> [SUPPLIED MATERIAL]:
-=-=-

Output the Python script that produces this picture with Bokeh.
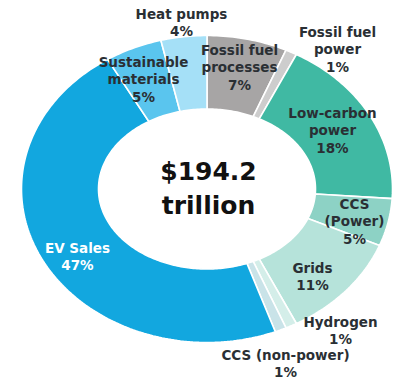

-=-=-

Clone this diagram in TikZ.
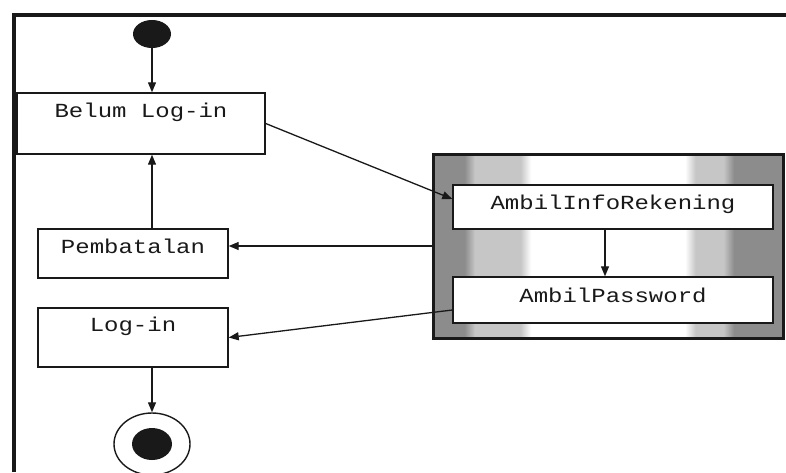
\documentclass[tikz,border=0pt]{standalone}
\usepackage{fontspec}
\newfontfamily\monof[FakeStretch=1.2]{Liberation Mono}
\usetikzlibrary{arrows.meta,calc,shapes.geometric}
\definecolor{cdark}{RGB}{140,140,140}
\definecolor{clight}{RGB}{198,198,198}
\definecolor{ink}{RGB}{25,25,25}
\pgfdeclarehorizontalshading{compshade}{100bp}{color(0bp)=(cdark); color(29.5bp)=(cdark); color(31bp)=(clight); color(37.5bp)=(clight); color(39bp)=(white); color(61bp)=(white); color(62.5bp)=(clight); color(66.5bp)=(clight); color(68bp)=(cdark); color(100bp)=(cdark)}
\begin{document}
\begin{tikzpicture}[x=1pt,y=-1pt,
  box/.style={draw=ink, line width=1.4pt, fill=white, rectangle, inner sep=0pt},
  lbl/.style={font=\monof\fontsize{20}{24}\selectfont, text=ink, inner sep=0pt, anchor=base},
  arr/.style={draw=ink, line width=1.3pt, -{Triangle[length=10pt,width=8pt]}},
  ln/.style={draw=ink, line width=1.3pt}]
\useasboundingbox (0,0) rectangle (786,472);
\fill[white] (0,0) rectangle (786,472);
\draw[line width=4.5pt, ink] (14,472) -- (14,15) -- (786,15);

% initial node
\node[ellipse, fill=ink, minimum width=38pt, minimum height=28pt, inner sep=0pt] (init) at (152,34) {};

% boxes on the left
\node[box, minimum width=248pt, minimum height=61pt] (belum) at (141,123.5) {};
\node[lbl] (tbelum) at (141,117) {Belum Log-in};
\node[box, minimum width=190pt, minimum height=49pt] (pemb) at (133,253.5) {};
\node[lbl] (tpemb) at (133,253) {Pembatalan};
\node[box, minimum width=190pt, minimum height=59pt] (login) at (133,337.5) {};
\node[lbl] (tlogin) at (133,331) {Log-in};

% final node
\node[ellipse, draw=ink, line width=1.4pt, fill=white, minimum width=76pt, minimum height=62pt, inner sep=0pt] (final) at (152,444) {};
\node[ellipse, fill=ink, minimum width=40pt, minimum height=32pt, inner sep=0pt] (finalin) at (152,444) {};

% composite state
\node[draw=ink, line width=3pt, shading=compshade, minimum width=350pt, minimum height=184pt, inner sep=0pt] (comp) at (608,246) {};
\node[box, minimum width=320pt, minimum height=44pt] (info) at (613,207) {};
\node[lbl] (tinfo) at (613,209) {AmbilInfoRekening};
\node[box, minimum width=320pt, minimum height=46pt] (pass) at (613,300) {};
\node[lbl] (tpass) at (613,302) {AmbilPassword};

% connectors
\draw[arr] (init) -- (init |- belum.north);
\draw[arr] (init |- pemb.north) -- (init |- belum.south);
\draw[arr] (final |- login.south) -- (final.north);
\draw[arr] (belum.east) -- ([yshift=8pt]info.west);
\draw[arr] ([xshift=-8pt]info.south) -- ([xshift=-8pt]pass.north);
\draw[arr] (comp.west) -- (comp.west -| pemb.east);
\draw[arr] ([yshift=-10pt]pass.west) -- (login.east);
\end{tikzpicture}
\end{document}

-=-=-

> [WHAT IS NEEDED]: Where a line above holds the string "this", show that line.

> [RESPONSE TO THE EXERCISE]:
Output the Python script that produces this picture with Bokeh.
Clone this diagram in TikZ.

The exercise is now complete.